Agarwal highlighted how this campaign built trust among graduate students, as they started believing that the union could improve their working conditions.
“We realized that people were angry, and we were trying to channel that anger into something constructive, like an issue campaign that resonated with people deeply and that would actually structurally change the very inequitable balance of power,” she said.
Dallona emphasized that TRU’s movement for health care showed that the organization was run for and by the students.
“We wanted to approach the work as the union — workers trying to figure out what are the most important things that affect everybody and also wanting to reach the most diverse range of people in the institution,” she said.
Agarwal similarly detailed how organizing brought graduate students across departments together.
“People were very nervous about [organizing],” she said. “The health care campaign was monumental in organizing, talking to people, listening to them about their fears, addressing their fears and giving them a concrete way in which they could see that ‘I can do something to participate in improving graduate students' conditions.’”
As a result of this organizing, in 2017, the University introduced parental leave for graduate student workers and created the Provost’s Advisory Team on Healthcare to review existing graduate student health insurance policies. Graduate students finally received improvements, like vision and dental coverage, to their health insurance plans in 2018.
Weck described how issue-based campaigns allowed TRU-UE to be active, even when the political climate was hostile to formal unionization.
“At that time, most graduate students didn't think of themselves as workers... so it was important to meet people at that point of ‘Let's fight for these improvements to our health insurance,’ but then connect that to this broader question of how we are going to continue to win things like this,” he said. “We do that by forming a union and institutionalizing our role in shaping our working conditions.”
Over the past few years, TRU has been active in many different campaigns, organizing with the Hopkins Coalition Against ICE to protest the University’s contracts with the U.S. Department of Immigration Customs and Enforcement (ICE).

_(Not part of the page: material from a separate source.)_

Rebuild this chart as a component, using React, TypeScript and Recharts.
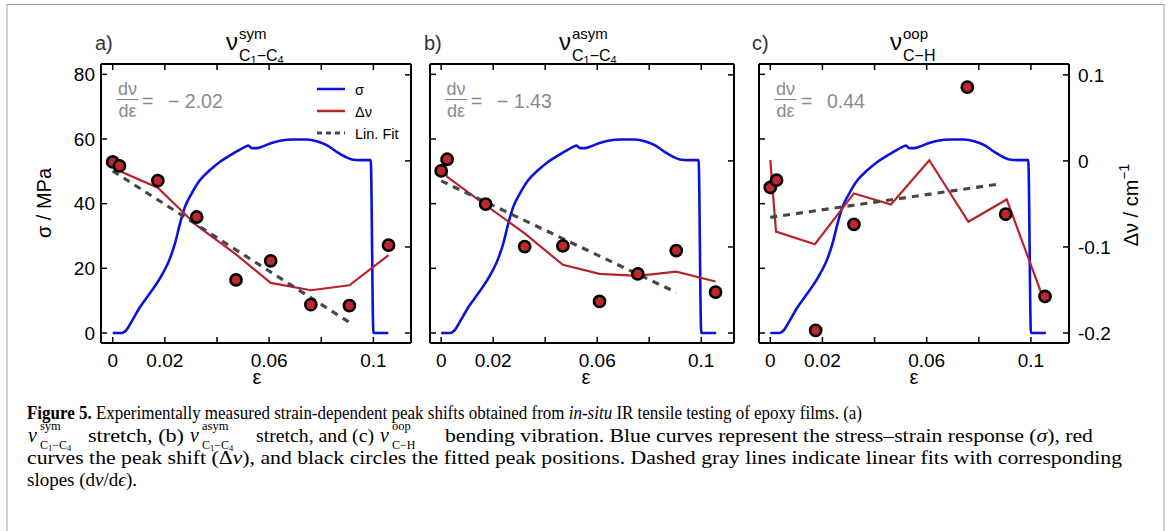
import React from 'react';
import { ComposedChart, Line, Scatter, XAxis, YAxis, Legend } from 'recharts';

const SANS = '"Liberation Sans", Arial, Helvetica, sans-serif';
const SERIF = '"Liberation Serif", "Times New Roman", serif';

const BLUE = '#0a12dc';
const RED = '#b82329';
const FIT = '#474747';
const GRAY = '#8a8a8a';

// axis ticks
const strainTicks = [0, 0.02, 0.04, 0.06, 0.08, 0.1];
const strainTickLabels = ['0', '0.02', '', '0.06', '', '0.1'];
const stressTicks = [0, 20, 40, 60, 80];
const stressTickLabels = ['0', '20', '40', '60', '80'];
const shiftTicks = [-0.2, -0.1, 0, 0.1];
const shiftTickLabels = ['-0.2', '-0.1', '0', '0.1'];

// stress-strain curve (same specimen in all panels)
const sigmaStrain = [0, 0.00345, 0.00537, 0.00729, 0.01049, 0.01432, 0.01816, 0.022, 0.02391, 0.02583, 0.02775, 0.03031, 0.0335, 0.03734, 0.04118, 0.04629, 0.05077, 0.05205, 0.05332, 0.05524, 0.05716, 0.06036, 0.0642, 0.06931, 0.07442, 0.07826, 0.0821, 0.08593, 0.08913, 0.09169, 0.09488, 0.09898, 0.1, 0.10575];
const sigmaValues = [0, 0, 1.03, 3.6, 8.02, 12.34, 16.97, 23.14, 27.76, 33.93, 39.07, 43.19, 47.3, 50.39, 52.96, 55.53, 57.58, 57.99, 57.17, 57.17, 57.58, 58.61, 59.43, 59.85, 59.85, 59.33, 58.1, 56.04, 54.5, 53.68, 53.47, 53.47, 0, 0];

// panel a
const aPointStrain = [0, 0.0026, 0.0173, 0.0322, 0.0473, 0.0606, 0.076, 0.0908, 0.1058];
const aPointShift = [-0.0012, -0.0058, -0.0229, -0.0652, -0.1383, -0.1161, -0.167, -0.1682, -0.0979];
const aCurveStrain = [0, 0.0026, 0.0173, 0.0322, 0.0473, 0.0606, 0.076, 0.0908, 0.1058];
const aCurveShift = [-0.004, -0.0117, -0.0311, -0.075, -0.1087, -0.1417, -0.1503, -0.1445, -0.1095];
const aFitStrain = [0, 0.0908];
const aFitShift = [-0.0117, -0.1876];

// panel b
const bPointStrain = [0, 0.0023, 0.0171, 0.0321, 0.0468, 0.0609, 0.0756, 0.0904, 0.1055];
const bPointShift = [-0.0116, 0.0019, -0.0502, -0.0996, -0.0988, -0.1633, -0.1313, -0.1042, -0.1525];
const bCurveStrain = [0, 0.0023, 0.0171, 0.0321, 0.0468, 0.0609, 0.0756, 0.0904, 0.1055];
const bCurveShift = [0.0008, -0.0185, -0.0514, -0.0842, -0.1208, -0.1313, -0.1336, -0.1286, -0.1402];
const bFitStrain = [0, 0.0904];
const bFitShift = [-0.0232, -0.1529];

// panel c
const cPointStrain = [0, 0.0024, 0.0174, 0.0321, 0.0756, 0.0903, 0.1054];
const cPointShift = [-0.0309, -0.0224, -0.1969, -0.0737, 0.0857, -0.0618, -0.1575];
const cCurveStrain = [0, 0.0022, 0.0171, 0.0321, 0.0463, 0.061, 0.076, 0.0907, 0.1054];
const cCurveShift = [0.0008, -0.0822, -0.0969, -0.0378, -0.0506, 0.0008, -0.0707, -0.0448, -0.1653];
const cFitStrain = [0, 0.0875];
const cFitShift = [-0.0656, -0.027];

const legendItems = [
  { label: 'σ', color: BLUE, dash: '' },
  { label: 'Δν', color: RED, dash: '' },
  { label: 'Lin. Fit', color: FIT, dash: '5 4' },
];

const toPts = (xs: number[], ys: number[]) => xs.map((x, i) => ({ x, y: ys[i] }));
const sigmaData = toPts(sigmaStrain, sigmaValues);

const BOX_TOP = 64;
const BOX_H = 279;
const TOP_AX = 20;
const BOT_AX = 40;
const LW = 60;
const RW = 60;
const STRESS_DOMAIN: [number, number] = [-3.1, 83.2];
const SHIFT_DOMAIN: [number, number] = [-0.2116, 0.1126];

const axisLine = { stroke: '#000', strokeWidth: 2 };
const tickLine = { stroke: '#000', strokeWidth: 1.5 };

const LegendContent = () => (
  <svg width={120} height={62} style={{ display: 'block' }}>
    {legendItems.map((it, i) => {
      const y = 10 + i * 22;
      return (
        <g key={it.label}>
          <line x1={0} x2={28} y1={y} y2={y} stroke={it.color} strokeWidth={it.dash ? 3 : 2.5} strokeDasharray={it.dash || undefined} />
          <text x={38} y={y + 5.5} fontSize={14.5} fontFamily={SANS} fill="#000">{it.label}</text>
        </g>
      );
    })}
  </svg>
);

const Dot = (props: any) => (
  <circle cx={props.cx} cy={props.cy} r={5.6} fill="#c0272d" stroke="#000" strokeWidth={2.6} />
);

type PanelProps = {
  left: number;
  width: number;
  xDomain: [number, number];
  pts: { x: number; y: number }[];
  curve: { x: number; y: number }[];
  fit: { x: number; y: number }[];
  showLeft: boolean;
  showRight: boolean;
  legend: boolean;
};

function Panel({ left, width, xDomain, pts, curve, fit, showLeft, showRight, legend }: PanelProps) {
  const chartW = LW + width + RW;
  return (
    <div style={{ position: 'absolute', left: left - LW, top: BOX_TOP - TOP_AX }}>
      <ComposedChart width={chartW} height={TOP_AX + BOX_H + BOT_AX} margin={{ top: 0, right: 0, bottom: 0, left: 0 }}>
        <XAxis xAxisId="b" type="number" dataKey="x" domain={xDomain} allowDataOverflow ticks={strainTicks} interval={0}
          tickFormatter={(v: number, i: number) => strainTickLabels[i]} height={BOT_AX} tickSize={-6} tickMargin={17}
          axisLine={axisLine} tickLine={tickLine} tick={{ fill: '#000', fontSize: 19, fontFamily: SANS }} />
        <XAxis xAxisId="t" orientation="top" type="number" dataKey="x" domain={xDomain} allowDataOverflow ticks={strainTicks} interval={0}
          tickFormatter={() => ''} height={TOP_AX} tickSize={-6} tickMargin={4}
          axisLine={axisLine} tickLine={tickLine} tick={{ fill: '#000', fontSize: 10 }} />
        <YAxis yAxisId="s" type="number" dataKey="y" domain={STRESS_DOMAIN} allowDataOverflow ticks={stressTicks} interval={0}
          tickFormatter={(v: number, i: number) => (showLeft ? stressTickLabels[i] : '')} width={LW} tickSize={-6} tickMargin={12}
          axisLine={axisLine} tickLine={tickLine} tick={{ fill: '#000', fontSize: 19, fontFamily: SANS }} />
        <YAxis yAxisId="d" orientation="right" type="number" dataKey="y" domain={SHIFT_DOMAIN} allowDataOverflow ticks={shiftTicks} interval={0}
          tickFormatter={(v: number, i: number) => (showRight ? shiftTickLabels[i] : '')} width={RW} tickSize={-6} tickMargin={15}
          axisLine={axisLine} tickLine={tickLine} tick={{ fill: '#000', fontSize: 19, fontFamily: SANS }} />
        <Line xAxisId="b" yAxisId="s" data={sigmaData} dataKey="y" type="monotone" stroke={BLUE} strokeWidth={2.6}
          dot={false} activeDot={false} isAnimationActive={false} />
        <Line xAxisId="b" yAxisId="d" data={curve} dataKey="y" type="linear" stroke={RED} strokeWidth={2.2}
          dot={false} activeDot={false} isAnimationActive={false} />
        <Line xAxisId="b" yAxisId="d" data={fit} dataKey="y" type="linear" stroke={FIT} strokeWidth={3.2} strokeDasharray="7 6"
          dot={false} activeDot={false} isAnimationActive={false} />
        <Scatter xAxisId="b" yAxisId="d" data={pts} shape={Dot} isAnimationActive={false} />
        {legend && (
          <Legend layout="vertical" align="center" verticalAlign="middle" content={LegendContent}
            wrapperStyle={{ left: 276, top: 35, width: 120, height: 62 }} />
        )}
      </ComposedChart>
    </div>
  );
}

const Title = ({ x, sup, sub }: { x: number; sup: string; sub: React.ReactNode }) => (
  <g fontFamily={SANS} fill="#000">
    <text x={x} y={50} fontSize={24}>ν</text>
    <text x={x + 13} y={39} fontSize={15}>{sup}</text>
    <text x={x + 13} y={61} fontSize={16}>{sub}</text>
  </g>
);

const CC = (
  <>C<tspan fontSize={11} dy={3}>1</tspan><tspan dy={-3}>−C</tspan><tspan fontSize={11} dy={3}>4</tspan></>
);

const Slope = ({ cx, x, eq, value }: { cx: number; x: number; eq: string; value: string }) => (
  <g fontFamily={SANS} fill={GRAY}>
    <text x={cx} y={95} fontSize={18} textAnchor="middle">dν</text>
    <line x1={cx - 11} x2={cx + 11} y1={99.5} y2={99.5} stroke={GRAY} strokeWidth={1.2} />
    <text x={cx} y={117} fontSize={18} textAnchor="middle">dε</text>
    <text x={x} y={108} fontSize={19.5}>{eq}</text>
    <text x={x + 26} y={108} fontSize={19.5}>{value}</text>
  </g>
);

const CapSym = ({ x, sup, sub }: { x: number; sup: string; sub: React.ReactNode }) => (
  <g fontFamily={SERIF} fill="#000">
    <text x={x} y={442} fontSize={20} fontStyle="italic">ν</text>
    <text x={x + 12} y={430} fontSize={12.5}>{sup}</text>
    <text x={x + 12} y={449} fontSize={12}>{sub}</text>
  </g>
);

const CapCC = (
  <>C<tspan fontSize={8.5} dy={2}>1</tspan><tspan dy={-2}>−C</tspan><tspan fontSize={8.5} dy={2}>4</tspan></>
);

export default function App() {
  return (
    <div style={{ position: 'absolute', left: 0, top: 0, width: 1170, height: 531, background: '#fff', overflow: 'hidden', fontFamily: SANS }}>
      <div style={{ position: 'absolute', left: 6, top: 4, width: 1155, height: 560, borderTop: '1px solid #9a9a9a', borderLeft: '2px solid #cfcfcf', borderRight: '2px solid #cfcfcf' }} />
      <Panel left={101} width={310} xDomain={[-0.00449, 0.11442]} pts={toPts(aPointStrain, aPointShift)}
        curve={toPts(aCurveStrain, aCurveShift)} fit={toPts(aFitStrain, aFitShift)} showLeft showRight={false} legend />
      <Panel left={430} width={304} xDomain={[-0.0043, 0.1126]} pts={toPts(bPointStrain, bPointShift)}
        curve={toPts(bCurveStrain, bCurveShift)} fit={toPts(bFitStrain, bFitShift)} showLeft={false} showRight={false} legend={false} />
      <Panel left={759} width={310} xDomain={[-0.00433, 0.1146]} pts={toPts(cPointStrain, cPointShift)}
        curve={toPts(cCurveStrain, cCurveShift)} fit={toPts(cFitStrain, cFitShift)} showLeft={false} showRight legend={false} />
      <svg width={1170} height={531} style={{ position: 'absolute', left: 0, top: 0, pointerEvents: 'none' }}>
        <g fontFamily={SANS} fill="#333" fontSize={20}>
          <text x={95} y={50}>a)</text>
          <text x={424} y={50}>b)</text>
          <text x={752} y={50}>c)</text>
        </g>
        <Title x={226} sup="sym" sub={CC} />
        <Title x={559} sup="asym" sub={CC} />
        <Title x={890} sup="oop" sub="C−H" />
        <Slope cx={127.5} x={142} eq="=" value="− 2.02" />
        <Slope cx={456} x={471} eq="=" value="− 1.43" />
        <Slope cx={785.5} x={801} eq="=" value="0.44" />
        <g fontFamily={SANS} fill="#000" fontSize={20}>
          <text x={257} y={384} textAnchor="middle">ε</text>
          <text x={586} y={384} textAnchor="middle">ε</text>
          <text x={914} y={384} textAnchor="middle">ε</text>
          <text transform="translate(51,203) rotate(-90)" textAnchor="middle">σ / MPa</text>
          <text transform="translate(1138,205) rotate(-90)" textAnchor="middle">Δν / cm<tspan fontSize={14} dy={-9}>−1</tspan></text>
        </g>
        <g fontFamily={SERIF} fill="#000" fontSize={19}>
          <text x={27} y={419} textLength={835} lengthAdjust="spacingAndGlyphs">
            <tspan fontWeight="bold">Figure 5.</tspan> Experimentally measured strain-dependent peak shifts obtained from <tspan fontStyle="italic">in-situ</tspan> IR tensile testing of epoxy films. (a)
          </text>
          <text x={88} y={442} textLength={96} lengthAdjust="spacingAndGlyphs">stretch, (b)</text>
          <text x={256} y={442} textLength={118} lengthAdjust="spacingAndGlyphs">stretch, and (c)</text>
          <text x={445} y={442} textLength={648} lengthAdjust="spacingAndGlyphs">
            bending vibration. Blue curves represent the stress–strain response (<tspan fontStyle="italic">σ</tspan>), red
          </text>
          <text x={27} y={464} textLength={1095} lengthAdjust="spacingAndGlyphs">
            curves the peak shift (Δ<tspan fontStyle="italic">ν</tspan>), and black circles the fitted peak positions. Dashed gray lines indicate linear fits with corresponding
          </text>
          <text x={27} y={486}>
            slopes (d<tspan fontStyle="italic">ν</tspan>/d<tspan fontStyle="italic">ϵ</tspan>).
          </text>
        </g>
        <CapSym x={28} sup="sym" sub={CapCC} />
        <CapSym x={190} sup="asym" sub={CapCC} />
        <CapSym x={380} sup="oop" sub="C−H" />
      </svg>
    </div>
  );
}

The University ended its contracts with ICE in Sept. 2019. TRU has also organized against sexual assault, the creation of a private police force and the closure of the Humanities Center.
According to Agarwal, TRU-UE drew inspiration from the legacies of social-movement unionization, which emerged from anti-imperialist movements. She stressed that unions have a broader role than simply raising the wages of workers.
“Not every member of TRU-UE agrees perfectly on all of these issues or feels the exact same way politically about all of them,” she said. “What’s important is that we've created a space for a dialogue on those issues and for thinking through how we can transform the way that the University is run.”
She hopes that TRU-UE’s legacy shows how movements can be built by bringing people together and working toward a common cause.
“All that organizing requires is that you have a vision, a clear campaign strategy and a group of people that is willing to do the work and put the hard hours in to move people and win,” she said.